Marinade: If grilling, keep flank steak whole and rub adobo over meat.  If cooking on a stove in a cast iron pan (or similar), cut meet into 1-2 inch cubes.  Marinate beef in adobo for at least 2 hours up to a day.

Meat preparation: Once ready to cook, heat a grill or cast iron skillet on high and once hot, add meat.  Cook until meat is cooked through to your desired temperature.  Use the pineapple tepache to baste the meat if on the grill, or to deglaze the pan if cooking in a pan.

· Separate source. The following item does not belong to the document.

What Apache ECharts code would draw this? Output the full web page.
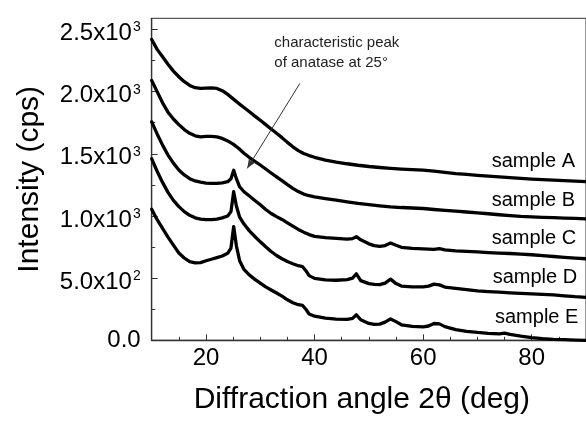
<!DOCTYPE html>
<html>
<head>
<meta charset="utf-8">
<script src="https://cdn.jsdelivr.net/npm/echarts@6/dist/echarts.min.js"></script>
<style>
html,body{margin:0;padding:0;background:#fff;}
#chart{width:586px;height:423px;}
</style>
</head>
<body>
<div id="chart"></div>
<script>
// ---- data ----
const sampleNames = ['sample A', 'sample B', 'sample C', 'sample D', 'sample E'];

const sampleA = [[10,2420],[11,2340],[12,2280],[13,2220],[14,2165],[15,2120],[16,2080],[17,2050],[18,2032],[19,2026],[20,2028],[21,2030],[22,2026],[23,2008],[24,1978],[25,1942],[26,1906],[27,1872],[28,1838],[29,1803],[30,1770],[31,1735],[32,1700],[33,1665],[34,1630],[35,1592],[36,1556],[37,1526],[38,1502],[39,1486],[40,1472],[42,1450],[44,1434],[46,1420],[48,1408],[50,1398],[52,1390],[54,1383],[56,1377],[58,1372],[60,1368],[62,1360],[64,1350],[66,1341],[68,1334],[70,1327],[72,1320],[74,1314],[76,1308],[78,1302],[80,1297],[82,1293],[84,1289],[86,1284],[88,1280],[90,1276]];

const sampleB = [[10,2090],[11,2000],[12,1910],[13,1835],[14,1780],[15,1735],[16,1695],[17,1665],[18,1645],[19,1637],[20,1640],[21,1640],[22,1636],[23,1624],[24,1604],[25,1578],[26,1545],[27,1505],[28,1470],[29,1440],[30,1410],[31,1378],[32,1346],[33,1315],[34,1284],[35,1252],[36,1222],[37,1196],[38,1176],[39,1163],[40,1154],[42,1140],[44,1127],[46,1114],[48,1101],[50,1091],[52,1082],[54,1074],[56,1068],[58,1064],[60,1060],[62,1052],[64,1045],[66,1039],[68,1032],[70,1025],[72,1018],[74,1010],[76,1003],[78,997],[80,993],[82,989],[84,986],[86,983],[88,980],[90,977]];

const sampleC = [[10,1757],[11,1660],[12,1570],[13,1490],[14,1425],[15,1370],[16,1330],[17,1300],[18,1282],[19,1272],[20,1265],[21,1262],[22,1263],[23,1267],[24,1276],[24.6,1300],[25.1,1368],[25.6,1300],[26.2,1235],[27,1195],[28,1160],[29,1125],[30,1090],[31,1052],[32,1020],[33,995],[34,972],[35,945],[36,918],[37,892],[38,870],[39,850],[40,836],[42,826],[44,820],[46,814],[47,818],[47.7,834],[48.5,808],[50,776],[51,762],[52,756],[53,762],[54,782],[55,764],[56,748],[58,739],[60,735],[62,732],[63,738],[64,728],[66,720],[68,715],[70,711],[72,706],[74,702],[76,698],[78,693],[80,688],[82,681],[84,674],[86,667],[88,661],[90,656]];

const sampleD = [[10,1460],[11,1360],[12,1270],[13,1190],[14,1125],[15,1075],[16,1035],[17,1005],[18,985],[19,975],[20,970],[21,970],[22,975],[23,985],[24,1000],[24.6,1035],[25.1,1195],[25.6,1080],[26.2,990],[27,935],[28,880],[29,835],[30,792],[31,752],[32,714],[33,682],[34,656],[35,634],[36,616],[37,600],[37.8,592],[38.4,560],[39,520],[40,498],[42,486],[44,483],[46,488],[47,500],[47.7,535],[48.5,480],[50,456],[51,450],[52,448],[53,460],[54,492],[55,456],[56,436],[58,430],[60,430],[61,436],[62,452],[63,446],[64,428],[66,418],[68,408],[70,398],[72,392],[74,387],[76,382],[78,378],[80,374],[82,370],[84,365],[86,358],[88,351],[90,346]];

const sampleE = [[10,1055],[11,970],[12,900],[13,830],[14,765],[15,702],[16,662],[17,632],[18,622],[19,625],[20,640],[21,652],[22,665],[23,678],[24,700],[24.6,742],[25.1,915],[25.6,760],[26.2,640],[27,570],[28,525],[29,490],[30,460],[31,430],[32,405],[33,380],[34,355],[35,326],[36,302],[37,286],[37.8,280],[38.4,250],[39,212],[40,194],[42,178],[44,170],[46,168],[47,176],[47.7,205],[48.5,165],[50,136],[51,128],[52,130],[53,146],[54,172],[55,150],[56,125],[58,112],[60,108],[61,115],[62,135],[63,132],[64,110],[66,86],[68,72],[70,63],[72,56],[74,52],[75,58],[76,48],[78,33],[80,22],[82,14],[84,8],[86,5],[88,2],[90,0]];

const xMajorTicks = [20, 40, 60, 80];
const xMinorTicks = [15, 25, 30, 35, 45, 50, 55, 65, 70, 75, 85];
const yMajorTicks = [0, 500, 1000, 1500, 2000, 2500];
const yMinorTicks = [250, 750, 1250, 1750, 2250];

const annotationText = 'characteristic peak\nof anatase at 25\u00B0';
const arrowFrom = [37.3, 2066];
const arrowTo = [27.6, 1383];

const xTitle = 'Diffraction angle 2\u03B8 (deg)';
const yTitle = 'Intensity (cps)';

// ---- chart ----
const FONT = '"Liberation Sans", Arial, Helvetica, sans-serif';
const chart = echarts.init(document.getElementById('chart'), null, {renderer: 'canvas'});

const GRID = {left: 151.7, top: 18.3, width: 446.4, height: 322};

function yLabel(v) {
  if (v === 0) return '{z|0.0}';
  const e = Math.floor(Math.log10(v) + 1e-9);
  const m = (v / Math.pow(10, e)).toFixed(1);
  return '{m|' + m + 'x10}{s|' + e + '}';
}

const seriesList = [sampleA, sampleB, sampleC, sampleD, sampleE].map((d, i) => {
  const s = {
    name: sampleNames[i],
    type: 'line',
    data: d,
    showSymbol: false,
    smooth: false,
    lineStyle: {color: '#000', width: 3.3, join: 'round', cap: 'round'},
    silent: true,
    z: 3
  };
  if (i === 0) {
    s.markLine = {
      silent: true,
      symbol: ['none', 'arrow'],
      symbolSize: [6, 10],
      label: {show: false},
      lineStyle: {color: '#333', width: 1, type: 'solid'},
      data: [[{coord: arrowFrom}, {coord: arrowTo}]]
    };
  }
  return s;
});

const labelY = [161.7, 200, 238, 277, 317];
const labelX = [491.7, 491.7, 491.7, 492.7, 495];

const graphics = sampleNames.map((n, i) => ({
  type: 'text',
  x: labelX[i],
  y: labelY[i],
  style: {text: n, fontSize: 20, fontFamily: FONT, fill: '#000', verticalAlign: 'middle', align: 'left'},
  z: 10
}));
graphics.push({
  type: 'text',
  x: 274.3,
  y: 33.5,
  style: {text: annotationText, fontSize: 15, lineHeight: 19.5, fontFamily: FONT, fill: '#222', verticalAlign: 'top', align: 'left'},
  z: 10
});

const option = {
  animation: false,
  backgroundColor: '#fff',
  grid: Object.assign({show: true, borderColor: '#333', borderWidth: 1, backgroundColor: 'transparent'}, GRID),
  xAxis: [{
    type: 'value', min: 10, max: 90, position: 'bottom',
    name: xTitle, nameLocation: 'middle', nameGap: 44,
    nameTextStyle: {fontSize: 30, fontFamily: FONT, color: '#000', padding: [0, 14, 0, 0]},
    axisLine: {show: true, lineStyle: {color: '#333', width: 1.3}},
    axisTick: {show: true, inside: true, length: 6, customValues: xMajorTicks, lineStyle: {color: '#333', width: 1}},
    axisLabel: {show: true, customValues: xMajorTicks, margin: 6, fontSize: 24, fontFamily: FONT, color: '#000'},
    splitLine: {show: false}
  }, {
    type: 'value', min: 10, max: 90, position: 'bottom',
    axisLine: {show: false},
    axisTick: {show: true, inside: true, length: 3.5, customValues: xMinorTicks, lineStyle: {color: '#333', width: 1}},
    axisLabel: {show: false},
    splitLine: {show: false}
  }],
  yAxis: [{
    type: 'value', min: 0, max: 2590, position: 'left',
    name: yTitle, nameLocation: 'middle', nameGap: 107, nameRotate: 90,
    nameTextStyle: {fontSize: 30, fontFamily: FONT, color: '#000'},
    axisLine: {show: true, lineStyle: {color: '#333', width: 1.3}},
    axisTick: {show: true, inside: true, length: 6, customValues: yMajorTicks, lineStyle: {color: '#333', width: 1}},
    axisLabel: {
      show: true, customValues: yMajorTicks, margin: 11, color: '#000',
      formatter: yLabel,
      rich: {
        z: {fontSize: 24, fontFamily: FONT, color: '#000'},
        m: {fontSize: 24, lineHeight: 24, fontFamily: FONT, color: '#000', padding: [8, 0, 0, 0]},
        s: {fontSize: 14, lineHeight: 14, fontFamily: FONT, color: '#000', verticalAlign: 'top', padding: [3, 0, 0, 1]}
      }
    },
    splitLine: {show: false}
  }, {
    type: 'value', min: 0, max: 2590, position: 'left',
    axisLine: {show: false},
    axisTick: {show: true, inside: true, length: 3.5, customValues: yMinorTicks, lineStyle: {color: '#333', width: 1}},
    axisLabel: {show: false},
    splitLine: {show: false}
  }],
  series: seriesList,
  graphic: graphics
};

chart.setOption(option);
</script>
</body>
</html>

Arroz Poblano (poblano rice)

  • 1 cup long grain rice
  • 1/4 medium onion, small dice
  • 3 garlic cloves, minced
  • 1 cup chicken stock, salted
  • 1 cup milk
  • 3 tablespoons butter
  • 2 poblano chiles, grilled and peeled of charred skin, medium dice
  • Salt as needed

In a large high-sided skillet, melt the butter over medium heat. Add onions and garlic and cook to translucent.  Add the rice and cook for a few minutes until the rice grains turn white. Stir in the milk and stock and adjust salt as needed. Bring to a boil. Lower fire to minimum, cover and let cook for about 15-20 minutes until completely cooked and liquid has been absorbed. Let sit covered for 10 more minutes.  Fold in the diced chiles and enjoy.

Toasted Citrus Highball

  • 2 parts DEWAR’S Ilegal Smooth Signature Serve
  • 1 part pink grapefruit juice
  • 2/3 part fresh lemon juice
  • 1/4 part honey water (1 part honey to 1 part boiling water, stir and let cool)
  • 4 parts soda water

Glass: highball

Garnish: pink grapefruit slice

Add all liquid ingredients (except soda) to chilled highball glass. Add cubed ice and soda and stir from bottom of glass, and garnish with pink grapefruit slice.